Task description:
In the listing that follows, retype every line from the first through the one containing "depth_y = 38 * py". Pictures are to be left out.

Supplied records:
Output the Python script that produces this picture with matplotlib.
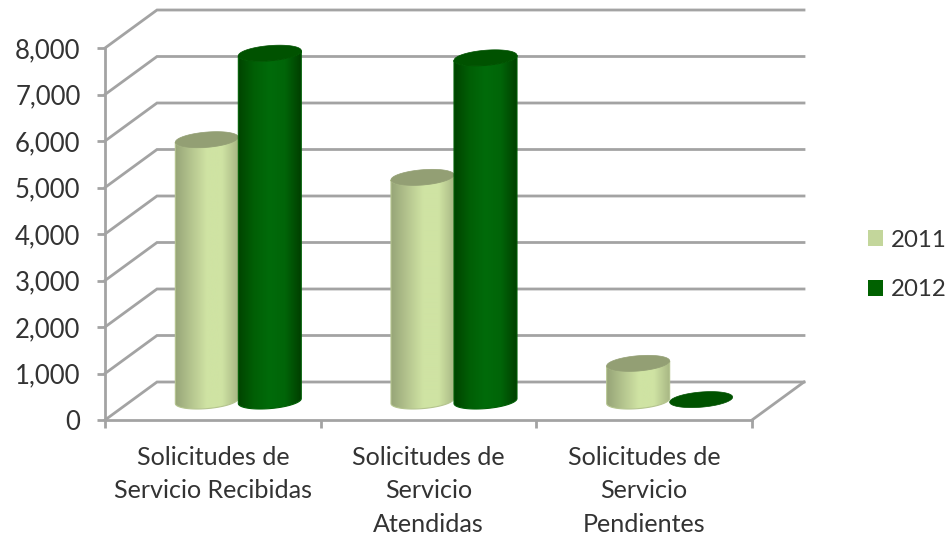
import numpy as np
import matplotlib
matplotlib.use("Agg")
import matplotlib.pyplot as plt
from matplotlib.patches import Patch, PathPatch
from matplotlib.path import Path
from matplotlib.colors import LinearSegmentedColormap

plt.rcParams['font.family'] = ['Lato', 'DejaVu Sans']

categories = ["Solicitudes de\nServicio Recibidas",
              "Solicitudes de\nServicio\nAtendidas",
              "Solicitudes de\nServicio\nPendientes"]
years = ["2011", "2012"]
values_2011 = [5620, 4810, 810]
values_2012 = [7480, 7380, 30]
yticks = [0, 1000, 2000, 3000, 4000, 5000, 6000, 7000, 8000]

side_2011 = ["#97a578", "#b4c48e", "#cfe3a3", "#cfe3a3", "#a8b784"]
side_2012 = ["#004400", "#005f05", "#006b0a", "#006508", "#004000"]
top_2011 = "#939f74"
top_2012 = "#005200"
legend_2011 = "#c3d69b"
legend_2012 = "#006100"
grey = "#a3a3a3"

W, H = 949, 536
fig = plt.figure(figsize=(W / 100, H / 100), dpi=100)
ax = fig.add_axes([105 / W, (H - 420) / H, 647 / W, 372 / H])

# pixel sizes turned into data units
px = 3 / 647
py = 8000 / 372
depth_x = 52 * px
depth_y = 38 * py


def ellipse(cx, cy, a, b, tilt, t):
    return cx + a * np.cos(t), cy + b * np.sin(t) + tilt * np.cos(t)


def cylinder(cx, value, colors, top_color, z):
    """One 3D column standing half way into the floor."""
    cx = cx + depth_x / 2
    base = depth_y / 2
    a, b, tilt = 31.5 * px, 7.6 * py, 2.5 * py
    t = np.linspace(np.pi, 2 * np.pi, 50)
    x0, y0 = ellipse(cx, base, a, b, tilt, t)
    x1, y1 = ellipse(cx, base + value, a, b, tilt, t[::-1])
    verts = np.vstack([np.column_stack([x0, y0]), np.column_stack([x1, y1])])
    outline = Path(np.vstack([verts, verts[:1]]), closed=True)
    if value > 100:
        cmap = LinearSegmentedColormap.from_list("side", colors)
        grad = np.linspace(0, 1, 128).reshape(1, -1)
        im = ax.imshow(grad, cmap=cmap, aspect="auto", zorder=z,
                       extent=(cx - a, cx + a, base - 2 * b, base + value + 2 * b))
        patch = PathPatch(outline, fc="none", ec=colors[1], lw=0.8, zorder=z, clip_on=False)
        ax.add_patch(patch)
        im.set_clip_path(patch)
        im.set_clip_box(fig.bbox)
    t = np.linspace(0, 2 * np.pi, 100)
    x2, y2 = ellipse(cx, base + value, a, b, tilt, t)
    ax.fill(x2, y2, color=top_color, lw=0.5, zorder=z + 0.1, clip_on=False)


# wall grid and the diagonals going back from the axis
for v in yticks:
    ax.plot([0, depth_x, 3 + depth_x], [v, v + depth_y, v + depth_y], color=grey, lw=2,
            zorder=1, clip_on=False, solid_joinstyle="miter")
ax.plot([3, 3 + depth_x], [0, depth_y], color=grey, lw=2, zorder=1, clip_on=False)

for i in range(len(categories)):
    cylinder(i + 0.5 - 32 * px, values_2011[i], side_2011, top_2011, 3 + i)
    cylinder(i + 0.5 + 31 * px, values_2012[i], side_2012, top_2012, 3.5 + i)

ax.set_xlim(0, 3)
ax.set_ylim(0, 8000)
for s in ["top", "right"]:
    ax.spines[s].set_visible(False)
for s in ["left", "bottom"]:
    ax.spines[s].set_color(grey)
    ax.spines[s].set_linewidth(2)

ax.set_yticks(yticks)
ax.set_yticklabels(["{:,}".format(v) for v in yticks])
ax.set_xticks([0, 1, 2, 3])
ax.set_xticklabels([])
ax.set_xticks([0.5, 1.5, 2.5], minor=True)
ax.set_xticklabels(categories, minor=True, fontsize=18.1, color="#333333",
                   linespacing=1.56, va="top")
ax.tick_params(axis="both", which="major", length=6, width=2, color=grey)
ax.tick_params(axis="y", labelsize=18.5, labelcolor="#333333", pad=11.6)
ax.tick_params(axis="x", which="minor", length=0, pad=18.5)

handles = [Patch(fc=legend_2011, label=years[0]), Patch(fc=legend_2012, label=years[1])]
fig.legend(handles=handles, loc="center left", bbox_to_anchor=(868 / W, (H - 265) / H),
           frameon=False, fontsize=17.3, labelcolor="#333333", handlelength=0.62,
           handleheight=0.62, handletextpad=0.35, labelspacing=1.2, borderpad=0, borderaxespad=0)

fig.savefig("out.png", dpi=100)
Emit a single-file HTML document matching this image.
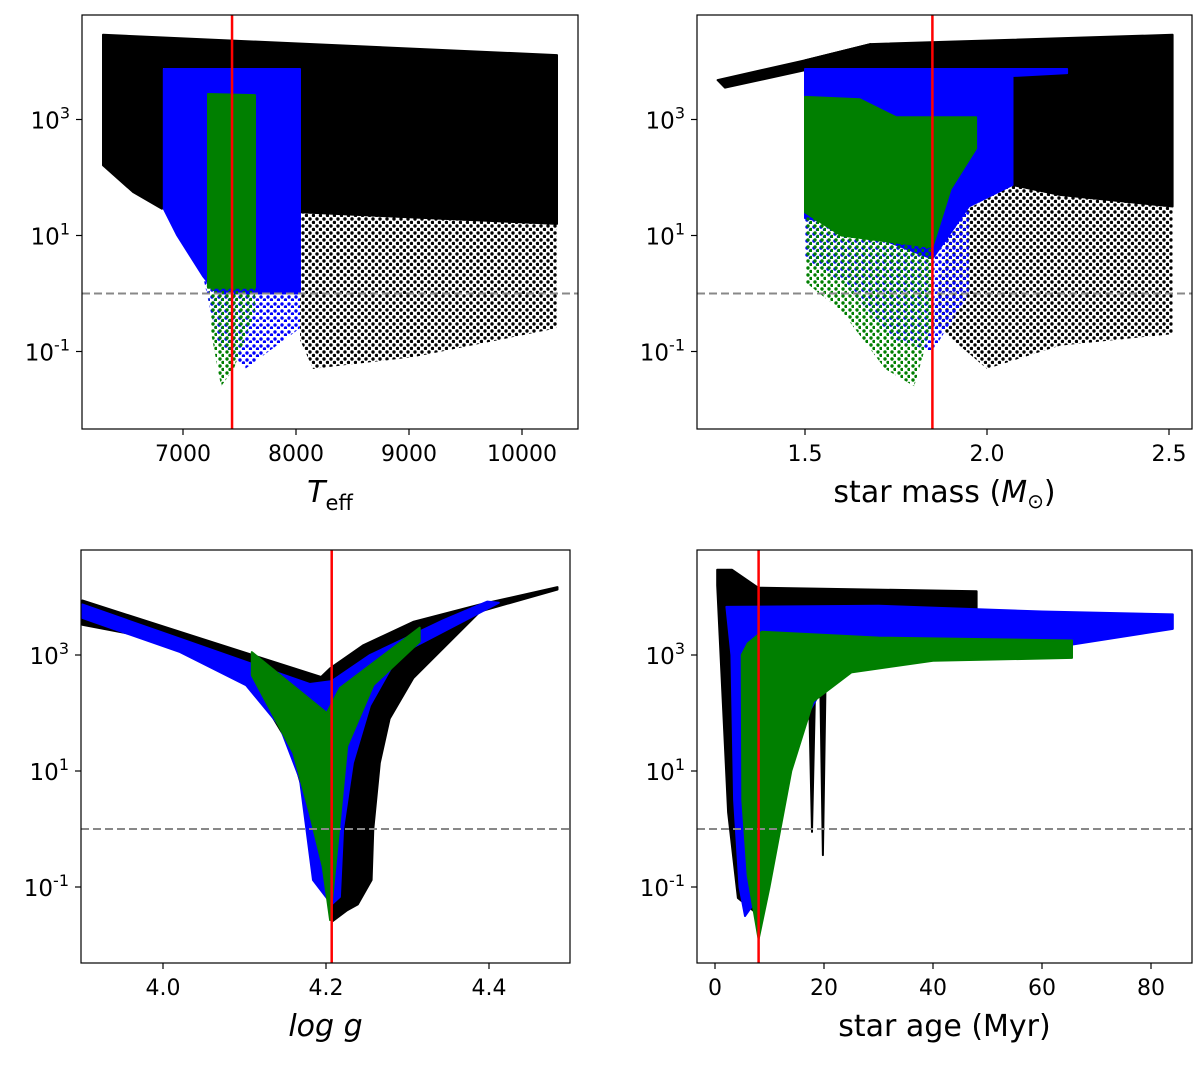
<!DOCTYPE html>
<html><head><meta charset="utf-8"><style>
body{margin:0;background:#fff}
svg text{font-family:"DejaVu Sans","Liberation Sans",sans-serif;fill:#000}
</style></head><body>
<svg id="s" width="1200" height="1066" viewBox="0 0 1200 1066" xmlns="http://www.w3.org/2000/svg">
<defs>
<pattern id="pk" width="7" height="7" patternUnits="userSpaceOnUse"><circle cx="2" cy="2" r="1.7" fill="#000"/><circle cx="5.5" cy="5.5" r="1.7" fill="#000"/></pattern>
<pattern id="pb" width="7" height="7" patternUnits="userSpaceOnUse"><circle cx="2" cy="3" r="1.7" fill="#0000ff"/><circle cx="5.5" cy="6" r="1.7" fill="#0000ff"/></pattern>
<pattern id="pg" width="7" height="7" patternUnits="userSpaceOnUse"><circle cx="3" cy="2" r="1.7" fill="#007f00"/><circle cx="6" cy="5.5" r="1.7" fill="#007f00"/></pattern>
</defs>
</svg>
<script>
// y ticks (log10 values)
const yTicks=[3,1,-1];
// panel x ticks
const ticksTeff=[7000,8000,9000,10000];
const ticksMass=[1.5,2.0,2.5];
const ticksLogg=[4.0,4.2,4.4];
const ticksAge=[0,20,40,60,80];
// red reference lines
const redTeff=7434, redMass=1.85, redLogg=4.207, redAge=8;
// envelopes [x, log10 y]
const teffBlackSparse=[[8035,1.4],[10310,1.2],[10310,-0.6],[9035,-1.1],[8150,-1.3],[8035,-0.8]];
const teffBlack=[[6292,4.46],[10310,4.11],[10310,1.2],[8035,1.4],[8035,3.9],[6814,3.9],[6814,1.46],[6558,1.75],[6292,2.21]];
const teffBlueSparse=[[7177,0.3],[8035,0.0],[8035,-0.6],[7550,-1.3],[7300,-0.8]];
const teffBlue=[[6830,3.87],[8035,3.87],[8035,0.0],[7300,0.0],[7177,0.3],[6950,1.0],[6830,1.46]];
const teffGreenSparse=[[7221,0.5],[7637,0.1],[7637,-0.3],[7450,-1.3],[7337,-1.6],[7250,-0.7]];
const teffGreen=[[7221,3.44],[7637,3.42],[7637,0.1],[7221,0.1]];
const massArcs=[[1.26,3.68],[1.5,4.02],[1.68,4.3],[1.68,4.18],[1.5,3.85],[1.28,3.55]];
const massBlackSparse=[[1.9,1.3],[2.07,1.87],[2.51,1.5],[2.51,-0.7],[2.2,-0.9],[2.0,-1.3],[1.85,-0.5]];
const massBlack=[[1.68,4.3],[2.51,4.46],[2.51,1.5],[2.2,1.7],[2.07,1.87],[2.07,3.87],[1.5,3.87],[1.5,4.02]];
const massBlueSparse=[[1.5,1.3],[1.95,1.5],[1.95,0],[1.85,-1.0],[1.75,-0.8],[1.6,0.2],[1.5,0.6]];
const massBlue=[[1.5,3.87],[2.22,3.87],[2.22,3.8],[2.07,3.75],[2.07,1.87],[1.95,1.5],[1.85,0.6],[1.6,1.2],[1.5,1.3]];
const massGreenSparse=[[1.5,1.4],[1.85,0.8],[1.85,-0.5],[1.8,-1.6],[1.72,-1.3],[1.6,-0.3],[1.5,0.2]];
const massGreen=[[1.5,3.39],[1.65,3.35],[1.75,3.04],[1.97,3.04],[1.97,2.5],[1.9,1.8],[1.85,0.8],[1.6,1.0],[1.5,1.4]];
const loggBlack=[[3.901,3.94],[4.194,2.62],[4.205,2.77],[4.246,3.17],[4.307,3.57],[4.389,3.87],[4.484,4.17],[4.484,4.13],[4.389,3.75],[4.307,2.60],[4.278,1.90],[4.266,1.14],[4.258,0],[4.256,-0.88],[4.239,-1.3],[4.226,-1.4],[4.207,-1.6],[4.194,-0.3],[4.176,0.44],[4.156,1.43],[4.107,2.57],[3.984,3.30],[3.901,3.52]];
const loggBlue=[[3.901,3.87],[4.180,2.5],[4.207,2.55],[4.254,3.0],[4.344,3.6],[4.398,3.92],[4.412,3.9],[4.289,3.0],[4.254,2.13],[4.233,1.14],[4.221,0],[4.217,-1.17],[4.207,-1.3],[4.184,-0.88],[4.168,0.86],[4.143,1.78],[4.102,2.48],[4.021,3.05],[3.901,3.64]];
const loggGreen=[[4.109,3.05],[4.201,2.0],[4.217,2.43],[4.315,3.47],[4.315,3.23],[4.258,2.48],[4.226,1.43],[4.214,-0.3],[4.205,-1.57],[4.196,-0.65],[4.180,0.27],[4.160,1.31],[4.109,2.65]];
const ageBlack=[[0.4,4.47],[3.1,4.47],[7.9,4.16],[48,4.1],[48,3.8],[30,3.3],[20,2.6],[14.7,2.02],[12.3,0.3],[8.6,-0.84],[7.3,-1.43],[4.2,-1.19],[2.4,0.29],[0.4,4.2]];
const ageBlue=[[2.1,3.83],[30,3.85],[60,3.75],[84,3.7],[84,3.45],[60,3.1],[40,3.0],[25,2.8],[19,2.3],[14,1.5],[11,0.3],[8.5,-1.1],[5.5,-1.5],[4.5,-1.0],[3.5,0.5],[3.0,3.0]];
const ageGreen=[[4.9,3.0],[6,3.2],[8.6,3.4],[30,3.3],[65.5,3.25],[65.5,2.95],[40,2.9],[25,2.7],[18,2.2],[14,1.0],[12,0.0],[10,-1.0],[8,-1.9],[6,-0.8],[5,0.5]];
const ageSpike1=[[17.2,2.6],[17.8,-0.05],[18.4,2.6]];
const ageSpike2=[[19.3,2.6],[19.8,-0.45],[20.3,2.6]];

const NS="http://www.w3.org/2000/svg", svg=document.getElementById('s');
function mk(t,a,p){const e=document.createElementNS(NS,t);for(const k in a)e.setAttribute(k,a[k]);(p||svg).appendChild(e);return e;}
function panel(o){
  const g=mk('g',{});
  
  
  const X=v=>o.px0+(v-o.v0)*o.k, Y=l=>o.y3+(3-l)*58;
  const cid='c'+o.name; const cp=mk('clipPath',{id:cid},g); mk('rect',{x:o.L,y:o.T,width:o.R-o.L,height:o.B-o.T},cp);
  const d=mk('g',{'clip-path':`url(#${cid})`},g);
  o.polys.forEach(p=>{const pts=p[0].map(q=>X(q[0]).toFixed(1)+','+Y(q[1]).toFixed(1)).join(' ');
    const e=mk('polygon',{points:pts,fill:p[1],stroke:p[2]||'none','stroke-width':2,'stroke-linejoin':'round'},d);
     });
  const dl=mk('line',{x1:o.L,x2:o.R,y1:Y(0),y2:Y(0),stroke:'#888','stroke-width':2,'stroke-dasharray':'8,4'},d);
   
  const rl=mk('line',{x1:X(o.red),x2:X(o.red),y1:o.T,y2:o.B,stroke:'#f00','stroke-width':2.5},d);
   
  const fr=mk('rect',{x:o.L,y:o.T,width:o.R-o.L,height:o.B-o.T,fill:'none',stroke:'#000','stroke-width':1.2},g);
   
  yTicks.forEach(l=>{const y=Y(l);mk('line',{x1:o.L-6,x2:o.L,y1:y,y2:y,stroke:'#000','stroke-width':1.2},g);
    const t=mk('text',{x:o.L-12,y:y+9,'text-anchor':'end','font-size':23},g);
     
    t.innerHTML='10<tspan dy="-10" font-size="16">'+l+'</tspan>';});
  o.ticks.forEach(v=>{const x=X(v);mk('line',{x1:x,x2:x,y1:o.B,y2:o.B+6,stroke:'#000','stroke-width':1.2},g);
    const t=mk('text',{x:x,y:o.B+32,'text-anchor':'middle','font-size':22},g);
     
    t.textContent=o.fmt?o.fmt(v):v;});
  const lab=mk('text',{x:(o.L+o.R)/2,y:o.B+73,'text-anchor':'middle','font-size':30},g);
   
  lab.innerHTML=o.label;
}
panel({name:'teff-panel',L:82,R:578,T:15,B:429,px0:183,v0:7000,k:0.113,y3:119.5,red:redTeff,ticks:ticksTeff,
 label:'<tspan font-style="italic">T</tspan><tspan dy="8" font-size="21">eff</tspan>',
 polys:[[teffBlackSparse,'url(#pk)',null,'black-sparse'],[teffBlack,'#000','#000','black-points'],[teffBlueSparse,'url(#pb)',null,'blue-sparse'],[teffBlue,'#0000ff','#0000ff','blue-points'],[teffGreenSparse,'url(#pg)',null,'green-sparse'],[teffGreen,'#007f00','#007f00','green-points']]});
panel({name:'mass-panel',L:697,R:1192,T:15,B:429,px0:805,v0:1.5,k:364,y3:119.5,red:redMass,ticks:ticksMass,fmt:v=>v.toFixed(1),
 label:'star mass (<tspan font-style="italic">M</tspan><tspan dy="6" font-size="20">⊙</tspan><tspan dy="-6">)</tspan>',
 polys:[[massArcs,'#000','#000','black-arcs'],[massBlackSparse,'url(#pk)',null,'black-sparse'],[massBlack,'#000','#000','black-points'],[massBlueSparse,'url(#pb)',null,'blue-sparse'],[massBlue,'#0000ff','#0000ff','blue-points'],[massGreenSparse,'url(#pg)',null,'green-sparse'],[massGreen,'#007f00','#007f00','green-points']]});
panel({name:'logg-panel',L:81,R:570,T:550,B:963,px0:163,v0:4.0,k:815,y3:655,red:redLogg,ticks:ticksLogg,fmt:v=>v.toFixed(1),
 label:'<tspan font-style="italic">log g</tspan>',
 polys:[[loggBlack,'#000','#000','black-points'],[loggBlue,'#0000ff','#0000ff','blue-points'],[loggGreen,'#007f00','#007f00','green-points']]});
panel({name:'age-panel',L:697,R:1192,T:550,B:963,px0:715,v0:0,k:5.45,y3:655,red:redAge,ticks:ticksAge,
 label:'star age (Myr)',
 polys:[[ageBlack,'#000','#000','black-points'],[ageSpike1,'#000','#000','black-spike'],[ageSpike2,'#000','#000','black-spike'],[ageBlue,'#0000ff','#0000ff','blue-points'],[ageGreen,'#007f00','#007f00','green-points']]});
</script>
</body></html>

Answer to this problem:
Output the Python script that produces this picture with matplotlib.
import numpy as np
import matplotlib
matplotlib.use("Agg")
import matplotlib.pyplot as plt
from matplotlib.patches import Patch, PathPatch
from matplotlib.path import Path
from matplotlib.colors import LinearSegmentedColormap

plt.rcParams['font.family'] = ['Lato', 'DejaVu Sans']

categories = ["Solicitudes de\nServicio Recibidas",
              "Solicitudes de\nServicio\nAtendidas",
              "Solicitudes de\nServicio\nPendientes"]
years = ["2011", "2012"]
values_2011 = [5620, 4810, 810]
values_2012 = [7480, 7380, 30]
yticks = [0, 1000, 2000, 3000, 4000, 5000, 6000, 7000, 8000]

side_2011 = ["#97a578", "#b4c48e", "#cfe3a3", "#cfe3a3", "#a8b784"]
side_2012 = ["#004400", "#005f05", "#006b0a", "#006508", "#004000"]
top_2011 = "#939f74"
top_2012 = "#005200"
legend_2011 = "#c3d69b"
legend_2012 = "#006100"
grey = "#a3a3a3"

W, H = 949, 536
fig = plt.figure(figsize=(W / 100, H / 100), dpi=100)
ax = fig.add_axes([105 / W, (H - 420) / H, 647 / W, 372 / H])

# pixel sizes turned into data units
px = 3 / 647
py = 8000 / 372
depth_x = 52 * px
depth_y = 38 * py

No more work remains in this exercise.